Cada ser humano tem seu jeito único de se comunicar com Deus. É o próprio Espírito Santo que, em nossos corações, se expressa de mil maneiras, sempre originais. Acolhe e dá, louva e agradece, adora e suplica, chora e exulta. Essa oração de fé nos faz viver e morrer com o mesmo amor, recebido do alto. Oração que não é pura interioridade. Ela se estende e se expressa em gestos e atividades humanizantes, criadoras e curadoras de vida. 

O outro. Por vontade de Deus, é precisamente este outro, compreendidos nele todos os seres criados, o caminho pelo qual Deus se comunica conosco e nós nos comunicamos com ele, impedindo que nos refugiemos num intimismo estéril. Se reconhecemos que tudo o que somos e temos é graça, pura dádiva de Deus, essa graça nos advém através de toda a criação, particularmente através de pessoas, quaisquer que elas sejam. Igualmente as ofertas que queremos fazer a Deus, é a Deus vivo e presente em cada uma das pessoas humanas que as fazemos. Assim acontece, exemplificando, com o dízimo que damos à comunidade, com a oferta da Campanha da Fraternidade destinada para fins específicos. Pela fé sabemos que é a Deus que os oferecemos. A sabedoria popular já consagrou essa compreensão, quando diz: "Quem dá aos pobres empresta a Deus". Pela encarnação de Cristo, Deus está indissoluvelmente unido a todas as suas criaturas. É importante encontrá-lo ali e não imaginá-lo atrás ou acima das nuvens, num distante mundo do além. 

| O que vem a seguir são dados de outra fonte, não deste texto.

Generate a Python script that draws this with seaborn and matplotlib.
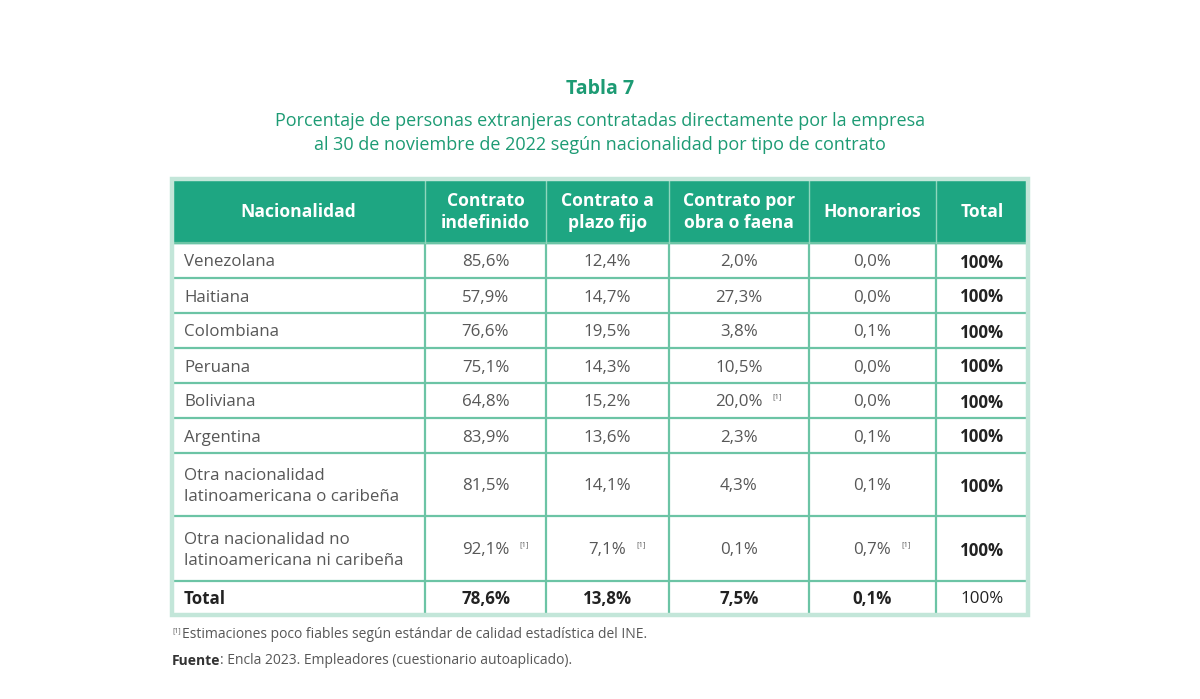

Eu. Somente quando, pela mediação dos outros, eu tiver descoberto a presença de Deus, vivo e atuante em mim, manifesto ou escondido em meu coração, serei capaz de enxergá-lo vivo em todos os irmãos e na criação inteira. Poderei ser então, ao mesmo tempo, um contemplativo, um místico, e um agente pastoral engajado em alguma das mais diversas tarefas de transformação do mundo. Quando estiver totalmente aberto, receptivo ao amor de Deus, cercando-me de todos os cuidados, e souber entregar-me generosamente ao serviço dos outros, serei verdadeiramente humano, uma pessoa livre e libertadora, pela graça de Deus. O jejum praticado será assim o exercício da minha liberdade, pois saberei renunciar a mim com todas as minhas coisas para doar-me por completo aos outros.

Assim estarei fazendo a experiência de Jesus, sua experiência pascal da vida.